Отец, что греха таить, не без трепета принялся читать. Но «смутившие» строки были подчеркнуты красным карандашом.
— Да… здесь вот, конечно…
— Вовремя понять свою ошибку — значит, почти ее исправить, — снисходительно произнес вождь.
Сидя в камере смертников, отец вспоминал ту фразу — и убеждал себя, что Сталин не ведает о кошмарах «большого террора», что его обманывают, дезориентируют… Легенда о снисходительности вождя, созданная одной фразой, произвела на него магическое воздействие. Ныне трудно поверить…

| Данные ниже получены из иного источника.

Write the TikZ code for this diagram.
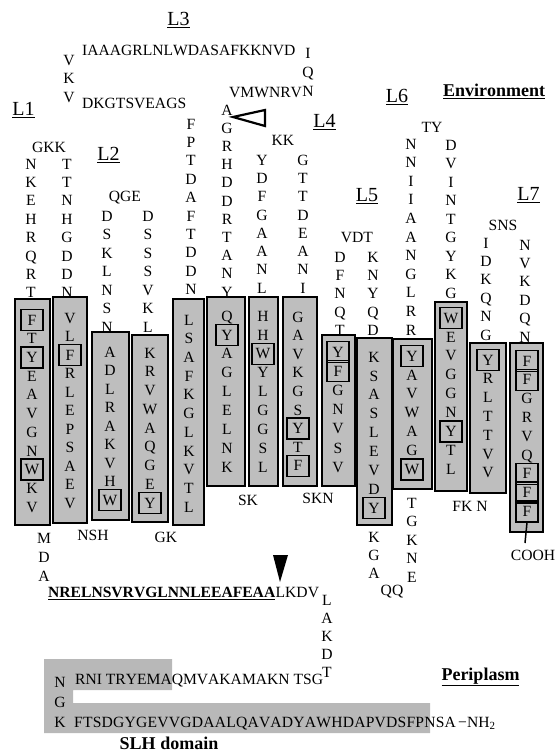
\documentclass[tikz,border=0pt]{standalone}
\usepackage{fontspec}
\setmainfont[Kerning=Off]{Liberation Serif}
\definecolor{helixgray}{gray}{0.745}
\definecolor{slhgray}{gray}{0.72}
% a vertical run of residues: name, x, y of first, step, letters
\newcommand\rescol[5]{%
  \foreach \r [count=\k] in {#5}{\node[res] (#1-\k) at (#2,{#3+(\k-1)*#4}) {\r};}}
\begin{document}
\begin{tikzpicture}[x=1pt,y=-1pt,
  res/.style={font=\fontsize{15.6}{18}\selectfont, inner sep=0pt,
              text height=10.3pt, text depth=0pt},
  seqline/.style={res, anchor=west},
  loopname/.style={font=\fontsize{20}{22}\selectfont, inner sep=0pt},
  region/.style={font=\fontsize{18}{20}\selectfont\bfseries, inner sep=0pt},
  helix/.style={draw=black, fill=helixgray, line width=2.6pt},
  frame/.style={draw=black, line width=1.3pt, minimum width=22pt,
                minimum height=21pt, inner sep=0pt},
]
\useasboundingbox (0,0) rectangle (555,753);

% ---------- transmembrane strands ----------
\draw[helix] (15,299) rectangle (50,525);
\draw[helix] (53,297) rectangle (87,523);
\draw[helix] (92,332) rectangle (129,520);
\draw[helix] (132,335) rectangle (168,522);
\draw[helix] (173,299) rectangle (204,525);
\draw[helix] (207,297) rectangle (245,486);
\draw[helix] (249,297) rectangle (278,486);
\draw[helix] (283,297) rectangle (317,486);
\draw[helix] (322,335) rectangle (355,486);
\draw[helix] (357,338) rectangle (392,525);
\draw[helix] (393,339) rectangle (432,489);
\draw[helix] (435,302) rectangle (467,491);
\draw[helix] (470,343) rectangle (506,493);
\draw[helix] (510,343) rectangle (543,532);

\rescol{h1}{32}{320}{18.7}{F,T,Y,E,A,V,G,N,W,K,V}
\rescol{h2}{70}{318}{18.5}{V,L,F,R,L,E,P,S,A,E,V}
\rescol{h3}{110}{352}{18.5}{A,D,L,R,A,K,V,H,W}
\rescol{h4}{150}{353}{18.75}{K,R,V,W,A,Q,G,E,Y}
\rescol{h5}{189}{320}{18.7}{L,S,A,F,K,G,L,K,V,T,L}
\rescol{h6}{227}{316}{18.9}{Q,Y,A,G,L,E,L,N,K}
\rescol{h7}{263}{316}{18.9}{H,H,W,Y,L,G,G,S,L}
\rescol{h8}{298}{317}{18.6}{G,A,V,K,G,S,Y,T,F}
\rescol{h9}{338}{352}{19.2}{Y,F,G,N,V,S,V}
\rescol{h10}{374}{357}{18.9}{K,S,A,S,L,E,V,D,Y}
\rescol{h11}{412}{356}{18.9}{Y,A,V,W,A,G,W}
\rescol{h12}{451}{318}{18.9}{W,E,V,G,G,N,Y,T,L}
\rescol{h13}{488}{360}{18.8}{Y,R,L,T,T,V,V}
\rescol{h14}{527}{361}{18.8}{F,F,G,R,V,Q,F,F,F}

% aromatic residues framed
\foreach \n in {h1-1,h1-3,h1-9,h2-3,h3-9,h4-9,h6-2,h7-3,h8-7,h8-9,
                h9-1,h9-2,h10-9,h11-1,h11-7,h12-1,h12-7,h13-1,
                h14-1,h14-2,h14-7,h14-8,h14-9}
  \node[frame] (fr-\n) at (\n) {};

% ---------- loops on the environment side ----------
\node[res] (gkk) at (49,147) {GKK};
\rescol{l1a}{31}{164}{18.4}{N,K,E,H,R,Q,R,T}
\rescol{l1b}{67}{164}{18.4}{T,T,N,H,G,D,D,N}

\node[res] (qge) at (125,196) {QGE};
\rescol{l2a}{107}{216}{18.5}{D,S,K,L,N,S,N}
\rescol{l2b}{148}{216}{18.5}{D,S,S,S,V,K,L}

\rescol{l3v}{69}{60}{18.5}{V,K,V}
\node[seqline] (l3top) at (82,50) {IAAAGRLNLWDASAFKKNVD};
\node[seqline] (l3low) at (82,103) {DKGTSVEAGS};
\rescol{l3q}{308}{53}{19}{I,Q,N}
\node[seqline] (l3mid) at (229,92) {VMWNRV};
\rescol{l3e}{191}{124}{18.4}{F,P,T,D,A,F,T,D,D,N}
\rescol{l3f}{227}{110}{18.2}{A,G,R,H,D,D,R,T,A,N,Y}
\draw[line width=2.2pt, line join=miter] (233,117) -- (265,110) -- (265,126) -- cycle;

\node[res] (kk) at (283,140) {KK};
\rescol{l4a}{262}{160}{18.3}{Y,D,F,G,A,A,N,L}
\rescol{l4b}{303}{160}{18.3}{G,T,T,D,E,A,N,I}

\node[res] (vdt) at (357,237) {VDT};
\rescol{l5a}{340}{257}{18.3}{D,F,N,Q,T}
\rescol{l5b}{373}{257}{18.3}{K,N,Y,Q,D}

\node[res] (ty) at (432,127) {TY};
\rescol{l6a}{411}{144}{18.6}{N,N,I,I,A,A,N,G,L,R,R}
\rescol{l6b}{451}{145}{18.5}{D,V,I,N,T,G,Y,K,G}

\node[res] (sns) at (503,225) {SNS};
\rescol{l7a}{486}{243}{18.4}{I,D,K,Q,N,G}
\rescol{l7b}{525}{245}{18.4}{N,V,K,D,Q,N}

% loop names
\node[loopname] (nL1) at (23.5,110) {\underline{L1}};
\node[loopname] (nL2) at (108.5,155) {\underline{L2}};
\node[loopname] (nL3) at (178.5,20) {\underline{L3}};
\node[loopname] (nL4) at (324.5,122) {\underline{L4}};
\node[loopname] (nL5) at (367,196) {\underline{L5}};
\node[loopname] (nL6) at (397,97) {\underline{L6}};
\node[loopname] (nL7) at (528.5,195) {\underline{L7}};
\node[region] (env) at (494,91) {\underline{Environment}};

% ---------- turns on the periplasmic side ----------
\rescol{p1}{44}{538}{19}{M,D,A}
\node[res] (nsh) at (93,535) {NSH};
\node[res] (gk) at (166,537) {GK};
\node[res] (sk) at (248,500) {SK};
\node[res] (skn) at (318,498) {SKN};
\rescol{p5}{374}{537}{18}{K,G,A}
\node[res] (qq) at (392,590) {QQ};
\rescol{p6}{412}{503}{18.5}{T,G,K,N,E}
\node[res] (fkn) at (470,506) {FK N};
\node[res] (cooh) at (533,555) {COOH};
\coordinate (ctail) at (525,543);
\draw[line width=1.5pt] (fr-h14-9.south) -- (ctail);

% ---------- N-terminal region ----------
\fill[slhgray] (44,659) -- (172,659) -- (172,690) -- (73,690) -- (73,703)
  -- (430,703) -- (430,733) -- (44,733) -- cycle;

\node[seqline] (plug) at (48,592) {\bfseries\underline{NRELNSVRVGLNNLEEAFEAA}};
\node[seqline] (lkdv) at (plug.east) {LKDV};
\fill (273,555) -- (288,555) -- (280,582) -- cycle;
\rescol{nt}{327}{600}{18.1}{L,A,K,D,T}
\node[seqline] (nseq1) at (75,679) {RNI TRYEMAQMVAKAMAKN TSG};
\rescol{ngk}{60}{682}{20}{N,G,K}
\node[seqline] (nseq2) at (74,722) {\addfontfeatures{LetterSpace=1.4}FTSDGYGEVVGDAALQAVADYAWHDAPVDSFPNSA};
\node[seqline] (nh2) at (458,722) {−NH\textsubscript{2}};
\node[region] (peri) at (480.5,677) {\underline{Periplasm}};
\node[region] (slh) at (169,743) {SLH domain};
\end{tikzpicture}
\end{document}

На заседании Комитета по сталинским премиям, когда сообщили о том, что один из очень талантливых соискателей, как оказалось, «сидел» и не сообщал об этом в анкетах, Сталин изрек:
— А мы за что даем ему премию — за биографию или за роман?
«Вот он какой: анкетам не придает ни малейшего значения! Для него важны литература, талант… Стало быть, это помощнички изгаляются. Выслуживаются… Это они!» — думали, расходясь, члены комитета. И распространяли свои «думы» вокруг…
Так легенды — одна за одной — добавляли к обманному облику «друга и учителя» новые завораживающие черты.
— Я ему верил, — тихо и виновато сказал Фадеев.